Most De Leonists believe that four in particular of the many speeches delivered by De Leon were the most fundamental in putting forth the De Leonist program. Transcripts of these addresses were published in the form of pamphlets, with these titles:
"Reform or Revolution?" (1896) is considered by many to be first detailed socialist analysis which proposes a great incompatibility between two goals, that of adjusting the forms of a social system (reform), and that of changing the basic structure of the social system (revolution).
Some apparent inconsistencies should be pointed out at this time.
"What Means This Strike?" (1898) was delivered on the occasion of a strike, but the subject extends far beyond the matter of strikes. The speaker focuses on the basic division of labor's product into a paid portion (wages) and an unpaid portion (profits). He disposes of the popular myth that the capitalist receives profit as a compensation for having invested an "original accumulation."
There are known arithmetic errors in the examples which make use of dollar figures. The reader may ignore the actual numbers and instead observe what sort of use the speaker makes of numbers. The point is that, if we consider the "value added" after the workers have acted upon the tools, materials, etc., and compare it to the total wages paid to those same workers, we find it to be a plain fact of arithmetic that the worker's get back a mere fraction of what they produce. Therefore, it is not known "theoretically" that the workers are exploited; rather, it is a direct observation.
"The Burning Question of Trades Unionism" (1904) was delivered about nine months before the industrial unionists' convention of January 1905 , which in turn was about five months before the first convention of the IWW (June of 1905).
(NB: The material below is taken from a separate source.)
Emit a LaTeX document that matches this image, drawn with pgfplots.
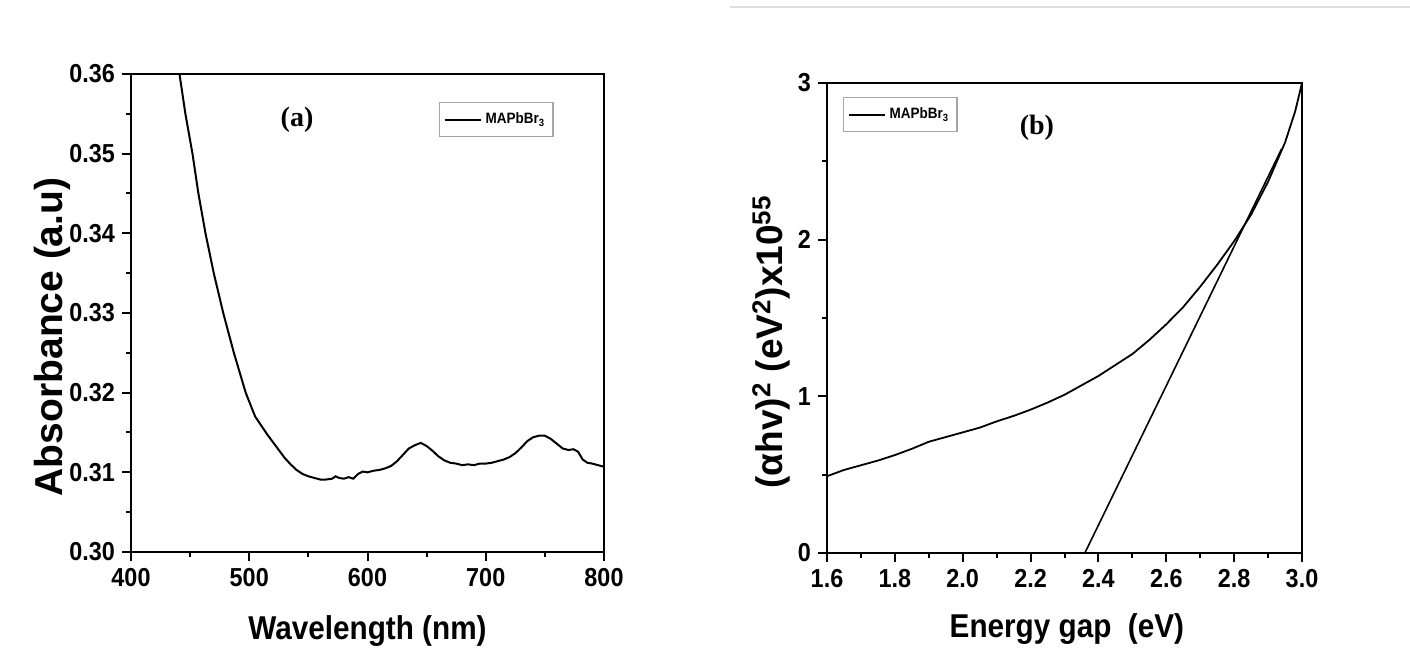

The concept of unionism presented in this address influenced the later developments.
Union leaders who claim that capital and labor have common interests are severely criticized, and the true purpose of unionism is described as nothing short of the "dethronement of the capitalist class." Also criticized is that sort of unionism which divides the workers into craft-based jurisdictions, rather than uniting the entire working class into one economic force.
"Socialist Reconstruction of Society" (1905) was the occasion on which De Leon proposed that to "take and hold" the industries is the "function of unionism". It is remarked here that future social administration ought to be based, not on "geographic constituencies", but, rather, on "industrial constituencies."
This occasion of the address is a line-by-line analysis of the original (1905) version of the Preamble of the Industrial Workers of the World, that is, prior to the 1908 amendment. It's important to remember that the original Preamble urged the working class to "come together on the political, as well as the industrial field", whereas the later version makes no reference to political organization. This address includes several arguments for the necessity of the ballot.
Here, too, some points about capitalist exploitation are made by citing dollar figures which are now obsolete. The reader would do better to follow the line of reasoning, rather than to concentrate on the actual numbers.
"As To Politics" documents the period of growing disagreement between the Socialist Labor Party and the Industrial Workers of the World. From November of 1906 to February of 1907, De Leon and several IWW members debated whether the ballot box is necessary, or whether the industrial union can be self-sufficient. The debate took the form of an exchange of letters which were printed in the SLP newspaper. These letters were published by the SLP in 1907 as a pamphlet entitled "As To Politics".